The world’s largest social network said that during a routine review in January it had found the flaw in its internal data storage systems, adding that the company had now fixed the issue.
“This caught our attention because our login systems are designed to mask passwords using techniques that make them unreadable,” Pedro Canahuati, vice-president of engineering, security and privacy, said.
Mr Canahuati’s post was published shortly after a blog by cyber security journalist Brian Krebs first reported on the incident, citing a Facebook source who said that the account passwords of between 200m and 600m users may have been searchable by more than 20,000 Facebook employees. Mr Krebs claimed that some of these passwords were available in plain text as far back as 2012.
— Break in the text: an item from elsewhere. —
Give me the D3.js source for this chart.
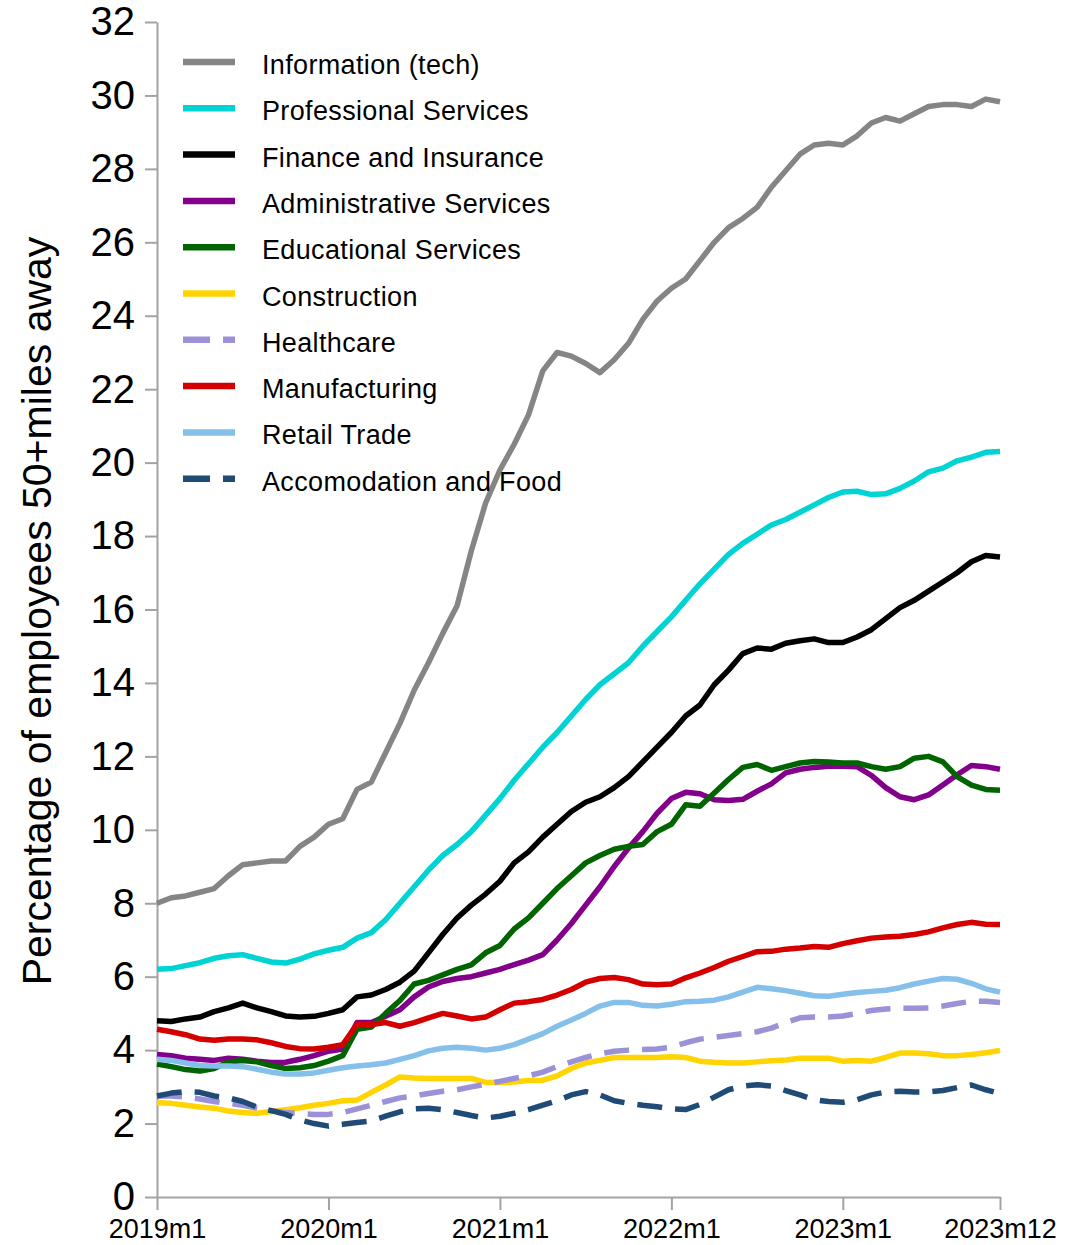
<!DOCTYPE html>
<html>
<head>
<meta charset="utf-8">
<script src="https://cdn.jsdelivr.net/npm/d3@7"></script>
<style>
  body { margin: 0; background: #fff; }
  svg { display: block; font-family: "Liberation Sans", Arial, Helvetica, sans-serif; }
  .axis path, .axis line { stroke: #a3a3a3; stroke-width: 2; }
  .axis text { fill: #000; }
</style>
</head>
<body>
<div id="chart"></div>
<script>
// month labels 2019m1 .. 2023m12
const months = [];
[2019, 2020, 2021, 2022, 2023].forEach(yr => d3.range(1, 13).forEach(m => months.push(`${yr}m${m}`)));
const xTicks = ['2019m1', '2020m1', '2021m1', '2022m1', '2023m1', '2023m12'];
const yTicks = d3.range(0, 33, 2);

const seriesNames = ['Information (tech)', 'Professional Services', 'Finance and Insurance',
  'Administrative Services', 'Educational Services', 'Construction', 'Healthcare',
  'Manufacturing', 'Retail Trade', 'Accomodation and Food'];
const seriesColors = ['#858585', '#00d3d3', '#000000', '#83008a', '#006400', '#ffd400',
  '#9a91d6', '#d40000', '#85c0ea', '#1f4b76'];
const seriesDashed = [false, false, false, false, false, false, true, false, false, true];

const information = [8.0, 8.15, 8.2, 8.3, 8.4, 8.75, 9.05, 9.1, 9.15, 9.15, 9.55, 9.8,
  10.15, 10.3, 11.1, 11.3, 12.1, 12.9, 13.8, 14.55, 15.35, 16.1, 17.6, 18.9,
  19.8, 20.5, 21.3, 22.5, 23.0, 22.9, 22.7, 22.45, 22.8, 23.25, 23.9, 24.4,
  24.75, 25.0, 25.5, 26.0, 26.4, 26.65, 26.95, 27.5, 27.95, 28.4, 28.65, 28.7,
  28.65, 28.9, 29.25, 29.4, 29.3, 29.5, 29.7, 29.75, 29.75, 29.7, 29.9, 29.83];
const professional = [6.2, 6.22, 6.3, 6.38, 6.5, 6.57, 6.6, 6.5, 6.4, 6.37, 6.48, 6.62,
  6.72, 6.8, 7.05, 7.2, 7.55, 8.0, 8.45, 8.9, 9.3, 9.6, 9.95, 10.4,
  10.85, 11.35, 11.8, 12.25, 12.65, 13.1, 13.55, 13.95, 14.25, 14.55, 15.0, 15.4,
  15.8, 16.25, 16.7, 17.1, 17.5, 17.8, 18.05, 18.3, 18.45, 18.65, 18.85, 19.05,
  19.2, 19.22, 19.13, 19.15, 19.3, 19.5, 19.75, 19.85, 20.05, 20.15, 20.28, 20.3];
const finance = [4.8, 4.78, 4.85, 4.9, 5.05, 5.15, 5.28, 5.15, 5.05, 4.93, 4.9, 4.92,
  5.0, 5.1, 5.45, 5.5, 5.65, 5.85, 6.15, 6.65, 7.15, 7.6, 7.95, 8.25,
  8.6, 9.1, 9.4, 9.8, 10.15, 10.5, 10.75, 10.9, 11.15, 11.45, 11.85, 12.25,
  12.65, 13.1, 13.4, 13.95, 14.35, 14.8, 14.95, 14.92, 15.08, 15.15, 15.2, 15.1,
  15.1, 15.25, 15.45, 15.75, 16.05, 16.25, 16.5, 16.75, 17.0, 17.3, 17.47, 17.43];
const administrative = [3.88, 3.85, 3.78, 3.75, 3.72, 3.78, 3.75, 3.7, 3.66, 3.67, 3.75, 3.85,
  3.97, 4.03, 4.75, 4.75, 4.92, 5.1, 5.45, 5.72, 5.87, 5.95, 6.0, 6.1,
  6.2, 6.33, 6.45, 6.6, 7.0, 7.45, 7.95, 8.45, 9.0, 9.5, 9.95, 10.45,
  10.85, 11.02, 10.98, 10.82, 10.8, 10.83, 11.05, 11.25, 11.55, 11.65, 11.7, 11.73,
  11.73, 11.72, 11.48, 11.15, 10.9, 10.82, 10.95, 11.22, 11.5, 11.75, 11.72, 11.65];
const educational = [3.62, 3.55, 3.47, 3.43, 3.5, 3.68, 3.72, 3.68, 3.58, 3.5, 3.52, 3.58,
  3.7, 3.85, 4.57, 4.63, 5.0, 5.35, 5.8, 5.9, 6.05, 6.2, 6.32, 6.65,
  6.85, 7.3, 7.6, 8.0, 8.4, 8.75, 9.1, 9.3, 9.47, 9.55, 9.6, 9.95,
  10.15, 10.68, 10.64, 11.0, 11.37, 11.7, 11.78, 11.62, 11.72, 11.82, 11.86, 11.85,
  11.82, 11.82, 11.72, 11.65, 11.72, 11.95, 12.0, 11.85, 11.45, 11.22, 11.1, 11.08];
const construction = [2.57, 2.55, 2.5, 2.45, 2.42, 2.34, 2.3, 2.28, 2.33, 2.38, 2.43, 2.5,
  2.55, 2.62, 2.64, 2.85, 3.05, 3.27, 3.24, 3.23, 3.23, 3.23, 3.23, 3.12,
  3.12, 3.13, 3.17, 3.18, 3.3, 3.5, 3.65, 3.72, 3.8, 3.8, 3.8, 3.8,
  3.82, 3.8, 3.7, 3.67, 3.65, 3.65, 3.68, 3.71, 3.73, 3.78, 3.78, 3.78,
  3.7, 3.72, 3.7, 3.8, 3.92, 3.92, 3.9, 3.85, 3.85, 3.88, 3.93, 3.99];
const healthcare = [2.75, 2.75, 2.72, 2.67, 2.6, 2.55, 2.5, 2.42, 2.35, 2.3, 2.27, 2.25,
  2.25, 2.3, 2.4, 2.5, 2.6, 2.7, 2.75, 2.82, 2.88, 2.92, 3.0, 3.07,
  3.15, 3.23, 3.3, 3.4, 3.55, 3.68, 3.8, 3.9, 3.97, 4.0, 4.02, 4.03,
  4.08, 4.2, 4.3, 4.35, 4.4, 4.45, 4.5, 4.6, 4.75, 4.88, 4.9, 4.9,
  4.93, 5.0, 5.08, 5.12, 5.14, 5.14, 5.15, 5.2, 5.27, 5.33, 5.33, 5.3];
const manufacturing = [4.57, 4.5, 4.42, 4.3, 4.27, 4.3, 4.3, 4.28, 4.2, 4.1, 4.04, 4.03,
  4.08, 4.15, 4.7, 4.7, 4.75, 4.65, 4.75, 4.88, 5.0, 4.93, 4.85, 4.9,
  5.1, 5.28, 5.32, 5.38, 5.5, 5.65, 5.85, 5.95, 5.98, 5.92, 5.8, 5.78,
  5.8, 5.97, 6.1, 6.25, 6.42, 6.55, 6.68, 6.69, 6.75, 6.78, 6.82, 6.8,
  6.9, 6.98, 7.05, 7.08, 7.1, 7.15, 7.22, 7.33, 7.42, 7.48, 7.43, 7.42];
const retail = [3.75, 3.72, 3.65, 3.58, 3.57, 3.57, 3.55, 3.48, 3.4, 3.35, 3.35, 3.38,
  3.45, 3.52, 3.57, 3.6, 3.65, 3.75, 3.85, 3.98, 4.05, 4.08, 4.05, 4.0,
  4.05, 4.15, 4.3, 4.45, 4.65, 4.82, 5.0, 5.2, 5.3, 5.3, 5.22, 5.2,
  5.25, 5.32, 5.33, 5.36, 5.45, 5.58, 5.71, 5.67, 5.62, 5.55, 5.48, 5.47,
  5.52, 5.57, 5.6, 5.63, 5.7, 5.8, 5.88, 5.95, 5.93, 5.82, 5.67, 5.58];
const accommodation = [2.75, 2.83, 2.87, 2.85, 2.75, 2.7, 2.6, 2.45, 2.35, 2.25, 2.1, 2.0,
  1.93, 1.98, 2.03, 2.07, 2.2, 2.32, 2.4, 2.42, 2.38, 2.3, 2.22, 2.15,
  2.2, 2.28, 2.38, 2.5, 2.62, 2.78, 2.87, 2.78, 2.62, 2.55, 2.5, 2.46,
  2.4, 2.38, 2.52, 2.72, 2.92, 3.02, 3.06, 3.02, 2.9, 2.78, 2.65, 2.6,
  2.58, 2.65, 2.78, 2.86, 2.88, 2.86, 2.86, 2.9, 2.98, 3.05, 2.92, 2.82];

const seriesValues = [information, professional, finance, administrative, educational,
  construction, healthcare, manufacturing, retail, accommodation];

const width = 1066, height = 1245;
const margin = { top: 22, right: 66, bottom: 48, left: 157 };

const svg = d3.select('#chart').append('svg')
  .attr('width', width)
  .attr('height', height);

const x = d3.scalePoint().domain(months).range([margin.left, width - margin.right]);
const y = d3.scaleLinear().domain([0, 32]).range([height - margin.bottom, margin.top]);

// axes
svg.append('g')
  .attr('class', 'axis')
  .attr('transform', `translate(${margin.left},0)`)
  .call(d3.axisLeft(y).tickValues(yTicks).tickSize(12).tickSizeOuter(0).tickPadding(10))
  .call(g => g.selectAll('text').style('font-size', '40px'));

svg.append('g')
  .attr('class', 'axis')
  .attr('transform', `translate(0,${height - margin.bottom})`)
  .call(d3.axisBottom(x).tickValues(xTicks).tickSize(13).tickSizeOuter(0).tickPadding(9))
  .call(g => g.selectAll('text').style('font-size', '27px'));

// lines
const line = d3.line()
  .x((d, i) => x(months[i]))
  .y(d => y(d));

svg.append('g').selectAll('path')
  .data(seriesValues)
  .enter()
  .append('path')
  .attr('d', d => line(d))
  .attr('fill', 'none')
  .attr('stroke', (d, i) => seriesColors[i])
  .attr('stroke-width', 5.5)
  .attr('stroke-linejoin', 'round')
  .attr('stroke-dasharray', (d, i) => seriesDashed[i] ? '25,13' : null);

// legend
const legend = svg.append('g').attr('transform', 'translate(183,62)');
const rows = legend.selectAll('g')
  .data(seriesNames)
  .enter()
  .append('g')
  .attr('transform', (d, i) => `translate(0,${i * 46.3})`);
rows.append('line')
  .attr('x1', 0).attr('x2', 52)
  .attr('stroke', (d, i) => seriesColors[i])
  .attr('stroke-width', 6.5)
  .attr('stroke-dasharray', (d, i) => seriesDashed[i] ? '27,13' : null);
rows.append('text')
  .attr('x', 79)
  .attr('y', 12)
  .style('font-size', '27px')
  .style('letter-spacing', '0.35px')
  .text(d => d);

// y title
svg.append('text')
  .attr('transform', 'translate(51,611) rotate(-90)')
  .attr('text-anchor', 'middle')
  .style('font-size', '41px')
  .text('Percentage of employees 50+miles away');
</script>
</body>
</html>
The company said it inadvertently logged passwords in plain text in a variety of circumstances, such as when it received reports of a user’s app crashing. Mr Canahuati said that Facebook had found “no evidence to date that anyone internally abused or improperly accessed them” or that anyone outside of Facebook had viewed the passwords. However he said that the company would be notifying the users affected “as a precaution”.
He estimated this included hundreds of millions of users of Facebook Lite, a version of the platform used by people in regions with limited internet connections, plus tens of millions of other Facebook users and tens of thousands of users of Instagram, its photo-sharing app.
Facebook appears to be underhand as normal in revealing the issue, only revealing the issue after it had been reported elsewhere first. The social giant said it had not told regulators of the issue in January because it had planned to do so once it fully completed its internal investigation, which is expected to wrap up shortly.
It is unclear whether the latest incident represents a breach of the EU’s new data protection regulations, known as the General Data Protection Regulation, or GDPR. The Irish Data Protection Commissioner, which oversees compliance with GDPR, said in a statement:
“Facebook have been in contact and have informed us of this issue. We are currently seeking further information.”
Facebook said on Thursday that in the course of its routine security review, it had been “looking at the ways we store certain other categories of information” including another kind of key known as access tokens, adding that it had “fixed problems as we’ve discovered them”.